Advocacy Groups Ask Skype To Release Transparency Report
Skype was embroiled in a mini-controversy last year when reports came out claiming that Skype was spying on its users. The Microsoft-owned company hit back at the reports saying that it only hands over information when law enforcement “follows appropriate procedures.” That explanation, given in July of last year, was apparently not good enough for some advocacy groups.
Reporters without Borders, The EFF, The Action Network and others have sent an open letter to Skype asking the company to clarify its position on the privacy of its users’ communications. The letter states that the service’s users “work in the face of persistently unclear and confusing statements about the confidentiality of Skype conversations, and in particular the access that governments and other third parties have to Skype user data and communications.”
The advocacy groups pushing for more information are concerned that Skype launching on multiple platforms could have worrisome implications for more than just desktop users’ privacy. In fact, Skype will be replacing Windows Live Messenger soon, and it’s rumored to replace Xbox Live chat on the Xbox 360.
The letter calls on Skype to release a transparency report that includes the following information:
Quantitative data regarding the release of Skype user information to third parties, disaggregated by the country of origin of the request, including the number of requests made by governments, the type of data requested, the proportion of requests with which it complied — and the basis for rejecting those requests it does not comply with.
Specific details of all user data Microsoft and Skype currently collects, and retention policies.
Skype’s best understanding of what user data third-parties, including network providers or potential malicious attackers, may be able to intercept or retain.
Documentation regarding the current operational relationship between Skype with TOM Online in China and other third-party licensed users of Skype technology, including Skype’s understanding of the surveillance and censorship capabilities that users may be subject to as a result of using these alternatives.

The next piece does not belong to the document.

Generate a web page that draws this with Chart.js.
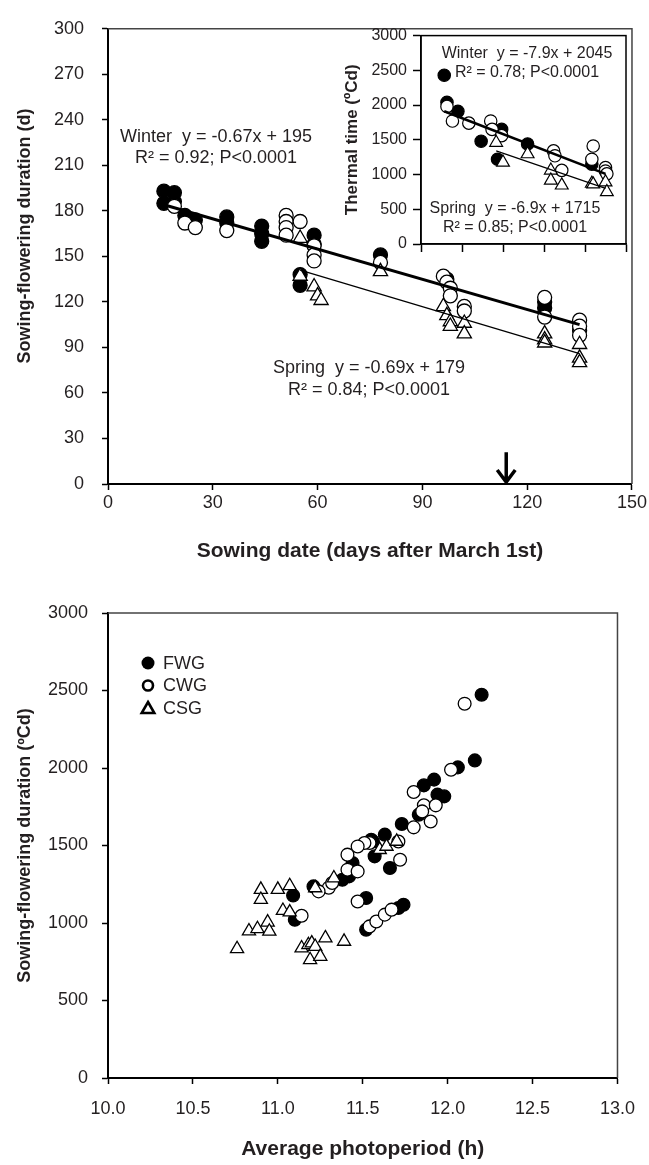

Skype’s interpretation of its responsibilities under the Communications Assistance for Law Enforcement Act (CALEA), its policies related to the disclosure of call metadata in response to subpoenas and National Security Letters (NSLs), and more generally, the policies and guidelines for employees followed when Skype receives and responds to requests for user data from law enforcement and intelligence agencies in the United States and elsewhere.
The letter’s demands aren’t that absurd. Google, Twitter and others already release frequent transparency reports that detail how much user information is requested from them by governments around the world. In fact, Google just released its latest transparency report that revealed government requests for data have increased yet again.
It’s likely that government requests to Skype for user data have increased in the last year as well. It’s not unreasonable to ask for government requests for user data be made known. We should at least know how many requests are being made every six months. If anything, it will endear Skype to the public even more, and make Microsoft look like it cares about its users.